* **Code that draws figures**:
--------------------------------------------------
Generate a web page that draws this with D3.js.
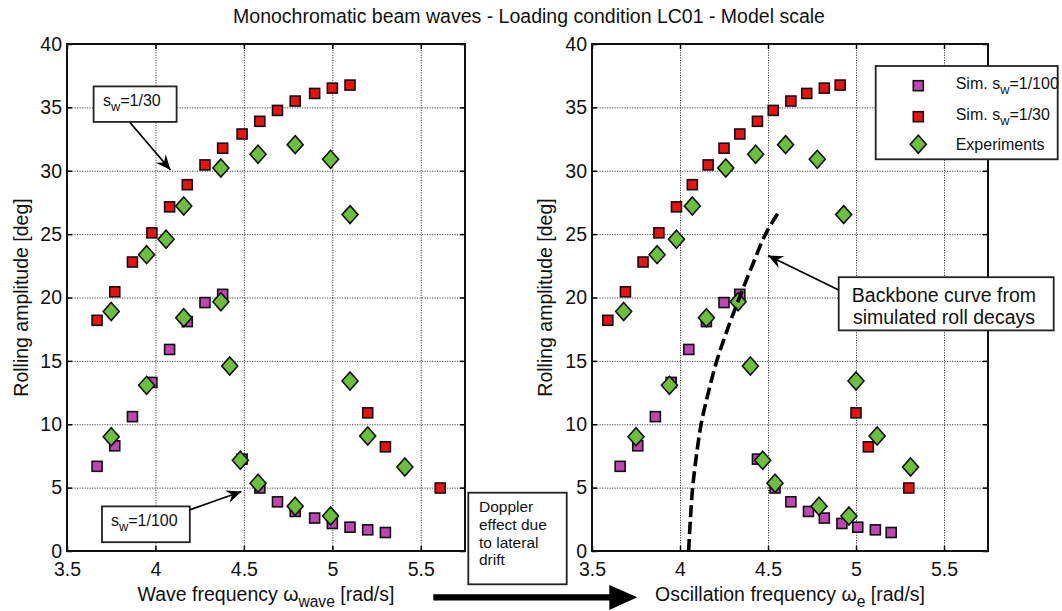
<!DOCTYPE html>
<html>
<head>
<meta charset="utf-8">
<script src="https://cdn.jsdelivr.net/npm/d3@7"></script>
<style>
  body { margin: 0; background: #fff; }
  svg { display: block; font-family: "Liberation Sans", Arial, Helvetica, sans-serif; }
</style>
</head>
<body>
<div id="chart"></div>
<script>
// Rolling amplitude vs frequency, beam waves LC01
const xTickValues = [3.5, 4, 4.5, 5, 5.5];
const yTickValues = [0, 5, 10, 15, 20, 25, 30, 35, 40];

// Sim. sw=1/30
const amp30 = [18.2, 20.45, 22.8, 25.1, 27.15, 28.9, 30.46, 31.78, 32.9, 33.9, 34.76, 35.5, 36.1, 36.52, 36.76, 10.9, 8.22, 4.97];
const wave30 = [3.67, 3.77, 3.87, 3.98, 4.08, 4.18, 4.28, 4.38, 4.49, 4.59, 4.69, 4.79, 4.90, 5.00, 5.10, 5.20, 5.30, 5.61];
const osc30 = [3.59, 3.69, 3.79, 3.88, 3.98, 4.07, 4.16, 4.25, 4.34, 4.44, 4.53, 4.63, 4.72, 4.82, 4.91, 5.00, 5.07, 5.30];

// Sim. sw=1/100
const amp100 = [6.68, 8.3, 10.6, 13.3, 15.9, 18.1, 19.6, 20.25, 7.25, 4.97, 3.88, 3.12, 2.6, 2.17, 1.88, 1.67, 1.46];
const wave100 = [3.67, 3.77, 3.87, 3.98, 4.08, 4.18, 4.28, 4.38, 4.49, 4.59, 4.69, 4.79, 4.90, 5.00, 5.10, 5.20, 5.30];
const osc100 = [3.66, 3.76, 3.86, 3.95, 4.05, 4.15, 4.25, 4.34, 4.44, 4.54, 4.63, 4.73, 4.82, 4.92, 5.01, 5.11, 5.20];

// Experiments
const ampExp = [18.9, 23.38, 24.6, 27.22, 30.22, 31.3, 32.06, 30.9, 26.54, 13.41, 9.07, 6.63, 9.02, 13.07, 18.4, 19.67, 14.6, 7.16, 5.34, 3.53, 2.76];
const waveExp = [3.75, 3.95, 4.06, 4.16, 4.37, 4.58, 4.79, 4.99, 5.10, 5.10, 5.20, 5.41, 3.75, 3.95, 4.16, 4.37, 4.42, 4.48, 4.58, 4.79, 4.99];
const oscExp = [3.68, 3.87, 3.98, 4.07, 4.26, 4.43, 4.60, 4.78, 4.93, 5.00, 5.12, 5.31, 3.75, 3.94, 4.15, 4.33, 4.40, 4.47, 4.54, 4.79, 4.96];

// Backbone curve from simulated roll decays
const backboneAmp = [0, 2.5, 5, 7.5, 10, 12.5, 15, 17.5, 20, 22.5, 25, 26.85];
const backboneFreq = [4.049, 4.059, 4.072, 4.093, 4.12, 4.161, 4.209, 4.27, 4.338, 4.41, 4.486, 4.566];

const width = 1062, height = 611;
const plotTop = 44, plotBottom = 551;
const colPink = "#bf45b3", colRed = "#ee1010", colGreen = "#6cbf3a";

const svg = d3.select("#chart").append("svg")
    .attr("width", width)
    .attr("height", height);

const defs = svg.append("defs");
defs.append("marker")
    .attr("id", "head")
    .attr("markerUnits", "userSpaceOnUse")
    .attr("viewBox", "-16 -8 18 16")
    .attr("refX", 0).attr("refY", 0)
    .attr("markerWidth", 18).attr("markerHeight", 16)
    .attr("orient", "auto")
    .append("path")
    .attr("d", "M0,0 L-15,-6.5 L-10,0 L-15,6.5 Z")
    .attr("fill", "#000");

svg.append("text")
    .attr("x", 529)
    .attr("y", 23)
    .attr("text-anchor", "middle")
    .attr("font-size", "19.5px")
    .attr("fill", "#111")
    .text("Monochromatic beam waves - Loading condition LC01 - Model scale");

function subText(g, x, y, parts, size, anchor) {
    const t = g.append("text")
        .attr("x", x).attr("y", y)
        .attr("font-size", size + "px")
        .attr("fill", "#111")
        .attr("text-anchor", anchor || "start");
    let shift = 0;
    parts.forEach(p => {
        const s = p.sub ? Math.round(size * 0.3) : 0;
        t.append("tspan")
            .attr("dy", s - shift)
            .attr("font-size", (p.sub ? size * 0.8 : size) + "px")
            .text(p.t);
        shift = s;
    });
    return t;
}

function drawPanel(left, right, xs30, xs100, xsExp, labelParts, yLabelX) {
    const x = d3.scaleLinear().domain([3.5, 5.75]).range([left, right]);
    const y = d3.scaleLinear().domain([0, 40]).range([plotBottom, plotTop]);
    const g = svg.append("g");
    const h = plotBottom - plotTop, w = right - left;

    // grid
    const gx = g.append("g")
        .attr("transform", `translate(0,${plotBottom})`)
        .call(d3.axisBottom(x).tickValues(xTickValues).tickSize(-h).tickPadding(11).tickFormat(d => d));
    gx.select(".domain").remove();
    gx.selectAll(".tick line").attr("stroke", "#444").attr("stroke-dasharray", "1.2,1.3");
    gx.selectAll(".tick text").attr("font-size", "19.5px").attr("fill", "#111").attr("font-family", "inherit");

    const gy = g.append("g")
        .attr("transform", `translate(${left},0)`)
        .call(d3.axisLeft(y).tickValues(yTickValues).tickSize(-w).tickPadding(5));
    gy.select(".domain").remove();
    gy.selectAll(".tick line").attr("stroke", "#444").attr("stroke-dasharray", "1.2,1.3");
    gy.selectAll(".tick text").attr("font-size", "19.5px").attr("fill", "#111").attr("font-family", "inherit");

    // inward ticks on all sides
    const tickLen = 5;
    [
        [d3.axisBottom(x).tickValues(xTickValues), `translate(0,${plotBottom})`],
        [d3.axisTop(x).tickValues(xTickValues), `translate(0,${plotTop})`]
    ].forEach(([ax, tr]) => {
        const a = g.append("g").attr("transform", tr).call(ax.tickSize(-tickLen).tickFormat(""));
        a.select(".domain").remove();
        a.selectAll("line").attr("stroke", "#000").attr("stroke-width", 1.5);
    });
    [
        [d3.axisLeft(y).tickValues(yTickValues), `translate(${left},0)`],
        [d3.axisRight(y).tickValues(yTickValues), `translate(${right},0)`]
    ].forEach(([ax, tr]) => {
        const a = g.append("g").attr("transform", tr).call(ax.tickSize(-tickLen).tickFormat(""));
        a.select(".domain").remove();
        a.selectAll("line").attr("stroke", "#000").attr("stroke-width", 1.5);
    });

    g.append("rect")
        .attr("x", left).attr("y", plotTop)
        .attr("width", w).attr("height", h)
        .attr("fill", "none")
        .attr("stroke", "#111")
        .attr("stroke-width", 2);

    // markers
    const sq = 10;
    g.append("g").selectAll("rect")
        .data(amp100.map((a, i) => [xs100[i], a]))
        .join("rect")
        .attr("x", d => x(d[0]) - sq / 2).attr("y", d => y(d[1]) - sq / 2)
        .attr("width", sq).attr("height", sq)
        .attr("fill", colPink).attr("stroke", "#111").attr("stroke-width", 1.6);

    g.append("g").selectAll("rect")
        .data(amp30.map((a, i) => [xs30[i], a]))
        .join("rect")
        .attr("x", d => x(d[0]) - sq / 2).attr("y", d => y(d[1]) - sq / 2)
        .attr("width", sq).attr("height", sq)
        .attr("fill", colRed).attr("stroke", "#111").attr("stroke-width", 1.6);

    g.append("g").selectAll("path")
        .data(ampExp.map((a, i) => [xsExp[i], a]))
        .join("path")
        .attr("d", d => {
            const cx = x(d[0]), cy = y(d[1]);
            return `M${cx},${cy - 9} L${cx + 8},${cy} L${cx},${cy + 9} L${cx - 8},${cy} Z`;
        })
        .attr("fill", colGreen).attr("stroke", "#111").attr("stroke-width", 1.6);

    // labels
    subText(g, (left + right) / 2, 601, labelParts, 19.5, "middle");
    g.append("text")
        .attr("transform", `translate(${yLabelX},${(plotTop + plotBottom) / 2}) rotate(-90)`)
        .attr("text-anchor", "middle")
        .attr("font-size", "19.5px")
        .attr("fill", "#111")
        .text("Rolling amplitude [deg]");

    return { g, x, y };
}

const L = drawPanel(67, 465, wave30, wave100, waveExp,
    [{ t: "Wave frequency \u03c9" }, { t: "wave", sub: true }, { t: " [rad/s]" }], 28);
const R = drawPanel(592, 988, osc30, osc100, oscExp,
    [{ t: "Oscillation frequency \u03c9" }, { t: "e", sub: true }, { t: " [rad/s]" }], 552);

// backbone curve
R.g.append("path")
    .datum(backboneAmp.map((a, i) => [backboneFreq[i], a]))
    .attr("d", d3.line().x(d => R.x(d[0])).y(d => R.y(d[1])).curve(d3.curveCatmullRom))
    .attr("fill", "none")
    .attr("stroke", "#000")
    .attr("stroke-width", 3.6)
    .attr("stroke-dasharray", "12,5");

// annotation boxes
function box(x0, y0, w, h) {
    svg.append("rect")
        .attr("x", x0).attr("y", y0).attr("width", w).attr("height", h)
        .attr("fill", "#fff").attr("stroke", "#222").attr("stroke-width", 1.8);
}
function arrow(x0, y0, x1, y1) {
    svg.append("line")
        .attr("x1", x0).attr("y1", y0).attr("x2", x1).attr("y2", y1)
        .attr("stroke", "#000").attr("stroke-width", 1.8)
        .attr("marker-end", "url(#head)");
}

box(93.6, 86.4, 83, 35.5);
subText(svg, 103, 106, [{ t: "s" }, { t: "w", sub: true }, { t: "=1/30" }], 16);
arrow(130, 122.5, 170.5, 170);

box(102, 506.4, 87.8, 35.8);
subText(svg, 111, 526, [{ t: "s" }, { t: "w", sub: true }, { t: "=1/100" }], 16);
arrow(189.8, 509.8, 241.5, 491.5);

// legend
box(875.7, 66, 182, 93.3);
const legX = 918.3;
svg.append("rect").attr("x", legX - 5).attr("y", 85.7 - 5).attr("width", 10).attr("height", 10)
    .attr("fill", colPink).attr("stroke", "#111").attr("stroke-width", 1.6);
svg.append("rect").attr("x", legX - 5).attr("y", 116.7 - 5).attr("width", 10).attr("height", 10)
    .attr("fill", colRed).attr("stroke", "#111").attr("stroke-width", 1.6);
svg.append("path")
    .attr("d", `M${legX},${144.3 - 9} L${legX + 8},144.3 L${legX},${144.3 + 9} L${legX - 8},144.3 Z`)
    .attr("fill", colGreen).attr("stroke", "#111").attr("stroke-width", 1.6);
subText(svg, 955.7, 89, [{ t: "Sim. s" }, { t: "w", sub: true }, { t: "=1/100" }], 16);
subText(svg, 955.7, 120, [{ t: "Sim. s" }, { t: "w", sub: true }, { t: "=1/30" }], 16);
subText(svg, 955.7, 150, [{ t: "Experiments" }], 16);

// backbone annotation
box(838.7, 277.2, 215, 53.2);
svg.append("text").attr("x", 944).attr("y", 301.5).attr("text-anchor", "middle")
    .attr("font-size", "19.5px").attr("fill", "#111").text("Backbone curve from");
svg.append("text").attr("x", 944).attr("y", 323.5).attr("text-anchor", "middle")
    .attr("font-size", "19.5px").attr("fill", "#111").text("simulated roll decays");
arrow(838.7, 290, 768, 255.5);

// doppler box + big arrow
box(468.3, 492.7, 98.4, 91.6);
["Doppler", "effect due", "to lateral", "drift"].forEach((s, i) => {
    svg.append("text").attr("x", 479).attr("y", 512 + i * 17.8)
        .attr("font-size", "15.5px").attr("fill", "#111").text(s);
});
svg.append("path")
    .attr("d", "M433.3,594.2 L609.3,594.2 L609.3,585 L637.3,597.3 L609.3,610 L609.3,600.5 L433.3,600.5 Z")
    .attr("fill", "#000");
</script>
</body>
</html>
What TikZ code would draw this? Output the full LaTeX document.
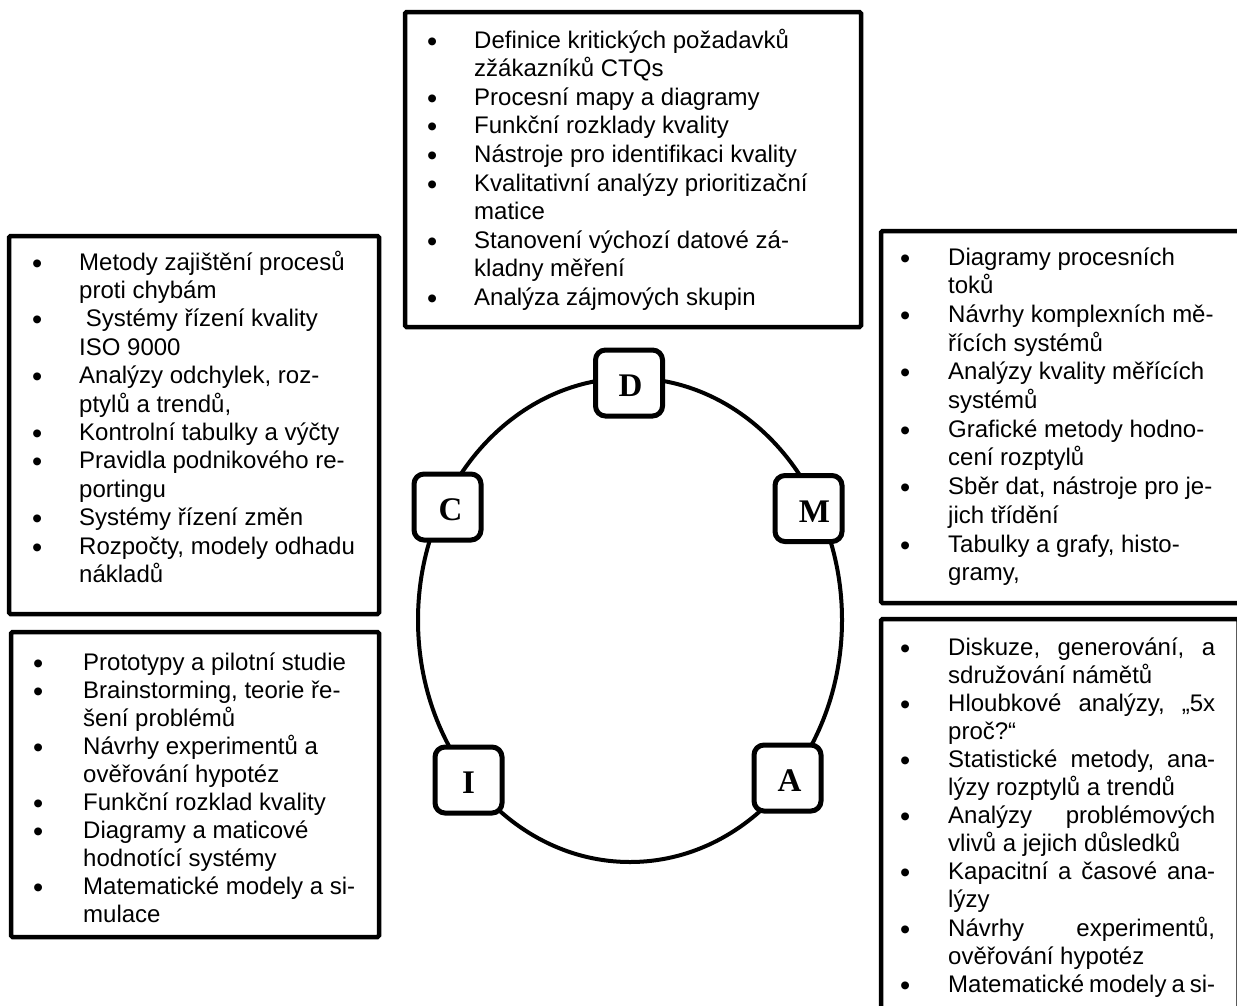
\documentclass[tikz,border=0pt]{standalone}
\usepackage{fontspec}
\setmainfont{Liberation Sans}
\newfontfamily\lserif{Liberation Serif}
\newlength\bulletoff
\setlength\bulletoff{42pt}
\newcommand\bu{\hbox to 0pt{\hss\hbox to 0pt{\hss{\fontsize{29}{29}\selectfont\raisebox{-3pt}{•}}\hss}\hspace{\bulletoff}}}
\newlength\jw
\setlength\jw{267pt}
\newcommand\jline[1]{\hbox to \jw{#1}}
\tikzset{
  frame/.style={draw, line width=4.5pt, rounded corners=1.5pt},
  listtext/.style={anchor=base west, inner sep=0pt, font=\fontsize{24}{#1}\selectfont},
  letterbox/.style={draw, line width=5pt, rounded corners=10pt, fill=white,
    minimum width=67pt, minimum height=66pt, inner sep=0pt,
    text height=27pt, text depth=0pt,
    font=\lserif\bfseries\fontsize{33}{33}\selectfont},
  ring/.style={draw, line width=4pt}
}
\begin{document}
\begin{tikzpicture}[x=1pt,y=-1pt]
\useasboundingbox (0,0) rectangle (1237,1005);
\fill[white] (0,0) rectangle (1237,1005);
\clip (0,0) rectangle (1237,1005);

% frames
\draw[frame] (405,12) rectangle (861,327);
\draw[frame] (9,236) rectangle (379,614);
\draw[frame] (11,632) rectangle (379,937);
\draw[frame] (881,231) rectangle (1250,603);
\draw[frame] (881,619) rectangle (1238.5,1020);

% top (D) list
\node[listtext=28.6] (tD) at (474,48) {\begin{tabular}[t]{@{}l@{}}
\bu Definice kritických požadavků\\
zžákazníků CTQs\\
\bu Procesní mapy a diagramy\\
\bu Funkční rozklady kvality\\
\bu Nástroje pro identifikaci kvality\\
\bu Kvalitativní analýzy prioritizační\\
matice\\
\bu Stanovení výchozí datové zá-\\
kladny měření\\
\bu Analýza zájmových skupin
\end{tabular}};

% left top (C) list
\node[listtext=28.4] (tC) at (79,270) {\begin{tabular}[t]{@{}l@{}}
\bu Metody zajištění procesů\\
proti chybám\\
\bu\ Systémy řízení kvality\\
ISO 9000\\
\bu Analýzy odchylek, roz-\\
ptylů a trendů,\\
\bu Kontrolní tabulky a výčty\\
\bu Pravidla podnikového re-\\
portingu\\
\bu Systémy řízení změn\\
\bu Rozpočty, modely odhadu\\
nákladů
\end{tabular}};

% left bottom (I) list
\node[listtext=28.0] (tI) at (83,670) {\setlength\bulletoff{45pt}\begin{tabular}[t]{@{}l@{}}
\bu Prototypy a pilotní studie\\
\bu Brainstorming, teorie ře-\\
šení problémů\\
\bu Návrhy experimentů a\\
ověřování hypotéz\\
\bu Funkční rozklad kvality\\
\bu Diagramy a maticové\\
hodnotící systémy\\
\bu Matematické modely a si-\\
mulace
\end{tabular}};

% right top (M) list
\node[listtext=28.7] (tM) at (948,265) {\setlength\bulletoff{43pt}\begin{tabular}[t]{@{}l@{}}
\bu Diagramy procesních\\
toků\\
\bu Návrhy komplexních mě-\\
řících systémů\\
\bu Analýzy kvality měřících\\
systémů\\
\bu Grafické metody hodno-\\
cení rozptylů\\
\bu Sběr dat, nástroje pro je-\\
jich třídění\\
\bu Tabulky a grafy, histo-\\
gramy,
\end{tabular}};

% right bottom (A) list
\node[listtext=28.1] (tA) at (948,655) {\setlength\bulletoff{43pt}\begin{tabular}[t]{@{}l@{}}
\bu\jline{Diskuze,\hfill generování,\hfill a}\\
sdružování námětů\\
\bu\jline{Hloubkové\hfill analýzy,\hfill „5x}\\
proč?“\\
\bu\jline{Statistické\hfill metody,\hfill ana-}\\
lýzy rozptylů a trendů\\
\bu\jline{Analýzy\hfill problémových}\\
vlivů a jejich důsledků\\
\bu\jline{Kapacitní\hfill a\hfill časové\hfill ana-}\\
lýzy\\
\bu\jline{Návrhy\hfill experimentů,}\\
ověřování hypotéz\\
\bu\jline{Matematické\hfill modely\hfill a\hfill si-}
\end{tabular}};

% ring
\draw[ring] (630,620) ellipse [x radius=212pt, y radius=242pt];

% letter boxes
\node[letterbox] (D) at (629,383) {\hspace*{3pt}D};
\node[letterbox] (C) at (447.5,507) {\hspace*{6pt}C};
\node[letterbox] (M) at (808.5,508.5) {\hspace*{12pt}M};
\node[letterbox] (I) at (468.5,780) {I};
\node[letterbox] (A) at (787.5,778) {\hspace*{4pt}A};
\end{tikzpicture}
\end{document}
--------------------------------------------------
* **What the exercise asks**: Skip every picture and return the lines above from the top through the one that contains "5.01, 5.11, 5.20];".

* **The completed task**:
Generate a web page that draws this with D3.js.
<!DOCTYPE html>
<html>
<head>
<meta charset="utf-8">
<script src="https://cdn.jsdelivr.net/npm/d3@7"></script>
<style>
  body { margin: 0; background: #fff; }
  svg { display: block; font-family: "Liberation Sans", Arial, Helvetica, sans-serif; }
</style>
</head>
<body>
<div id="chart"></div>
<script>
// Rolling amplitude vs frequency, beam waves LC01
const xTickValues = [3.5, 4, 4.5, 5, 5.5];
const yTickValues = [0, 5, 10, 15, 20, 25, 30, 35, 40];

// Sim. sw=1/30
const amp30 = [18.2, 20.45, 22.8, 25.1, 27.15, 28.9, 30.46, 31.78, 32.9, 33.9, 34.76, 35.5, 36.1, 36.52, 36.76, 10.9, 8.22, 4.97];
const wave30 = [3.67, 3.77, 3.87, 3.98, 4.08, 4.18, 4.28, 4.38, 4.49, 4.59, 4.69, 4.79, 4.90, 5.00, 5.10, 5.20, 5.30, 5.61];
const osc30 = [3.59, 3.69, 3.79, 3.88, 3.98, 4.07, 4.16, 4.25, 4.34, 4.44, 4.53, 4.63, 4.72, 4.82, 4.91, 5.00, 5.07, 5.30];

// Sim. sw=1/100
const amp100 = [6.68, 8.3, 10.6, 13.3, 15.9, 18.1, 19.6, 20.25, 7.25, 4.97, 3.88, 3.12, 2.6, 2.17, 1.88, 1.67, 1.46];
const wave100 = [3.67, 3.77, 3.87, 3.98, 4.08, 4.18, 4.28, 4.38, 4.49, 4.59, 4.69, 4.79, 4.90, 5.00, 5.10, 5.20, 5.30];
const osc100 = [3.66, 3.76, 3.86, 3.95, 4.05, 4.15, 4.25, 4.34, 4.44, 4.54, 4.63, 4.73, 4.82, 4.92, 5.01, 5.11, 5.20];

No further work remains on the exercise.